Smoke billows above coils of razor wire after an earth-shaking explosion kills one of Afghanistan’s most powerful generals. The next day, a young officer with a neatly trimmed beard accepts a new job during a brief ceremony in the wood-panelled office of a southern governor.
A strongman dies and another rises. The bloody politics of Afghanistan travelled full circle with the death of General Daud Daud in the north and the promotion of Brigadier-General Abdul Razik in the south. The fall of one mirrored the rise of the other, marking the loss of an older generation of warlords and the birth of a new class of often brutal allies to whom NATO intends to start transferring power this summer.

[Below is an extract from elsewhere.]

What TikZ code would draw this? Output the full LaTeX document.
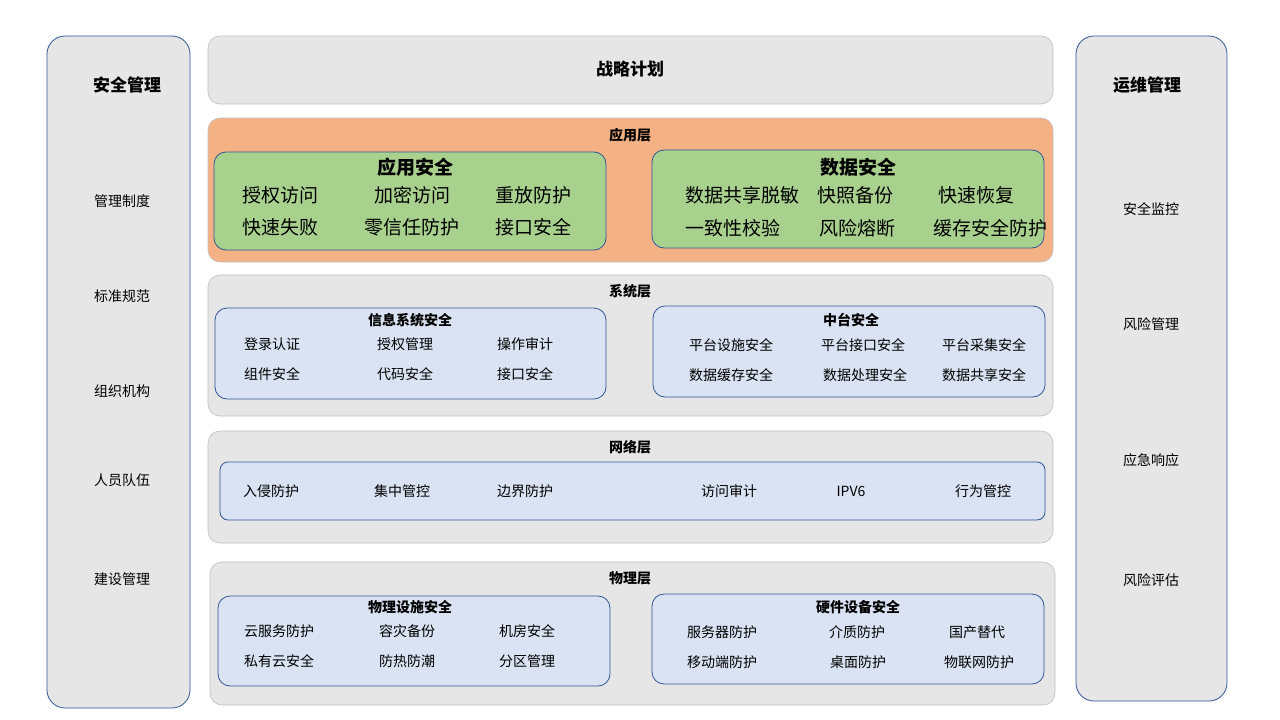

The success of that transition depends on characters who might be too unpleasant to deal with under other circumstances. Having failed to establish a working government in many parts of Afghanistan, NATO is increasingly dependent on so-called strongmen, commanders whose power comes not only from their affiliation with Kabul but from militias, tribes and, often, the narcotics trade.
The two generals, Daud and Razik, exemplify that strategy. Though from different ethnic groups – Gen. Daud was a northern Tajik while Gen. Razik is a southern Pashtun – much united them. Each gained fearsome authority in his respective territory. Both have been accused of – and denied – drug dealing and heavy-handed tactics. Staunch enemies of the Taliban, both were embraced by the U.S. military and intelligence agencies.
When an insurgent’s bomb killed Gen. Daud inside a high-security compound on May 28, his supporters protested in the streets and analysts described his death as a blow to the stability of northern Afghanistan.
The next day, when Gen. Razik was named acting police chief for Kandahar province while retaining his old job as the head of the border police in the Spin Boldak district, many welcomed his arrival as a sign that somebody was finally going to take vigorous action to curb the rising insurgency.
The cycle of death and promotion suggests a sort of continuity, analysts say. Western-backed strongmen will continue to be set against the Taliban, and the war will continue its trajectory of worsening violence.
For those hoping to end the conflict with a negotiated settlement, Gen. Razik’s appointment was discouraging. In his early 30s, wiry and energetic, he is precisely the opposite of an appeasing figure. A member of the governor’s staff in Kandahar once referred to him as an “attack dog” for the government, dispatched for the toughest assignments. When the governor felt himself losing control of Panjwai district in 2006, he sent Gen. Razik’s men on a sweep that left bodies rotting on the main road.
He has boasted that he prefers to avoid taking prisoners. Those captured alive who have survived detention in Spin Boldak have complained of grave mistreatment. Abdul Ghafar, a 25-year-old farmer, said he was returning home in 2006 when police halted his bus. They singled him out among the passengers and threw him into an unofficial dungeon in Spin Boldak, where he claimed to have been strung up by his ankles and suspended upside-down for long periods.
Gen. Razik could not be reached for comment on the prisoner’s allegation. The Afghan government denies torturing prisoners, and argues that Taliban suspects cannot be trusted to give honest accounts of their time in custody.
It is a testament to Gen. Razik’s burgeoning career that few people are now willing to repeat such stories. Haji Mohammed Qassam, a tribal elder and former member of Kandahar’s provincial council, offered nothing but praise for Gen. Razik when reached by telephone this week.
“The Taliban are very afraid of Abdul Razik,” Mr. Qassam said. “Even the Noorzai like him now, because he brings security.”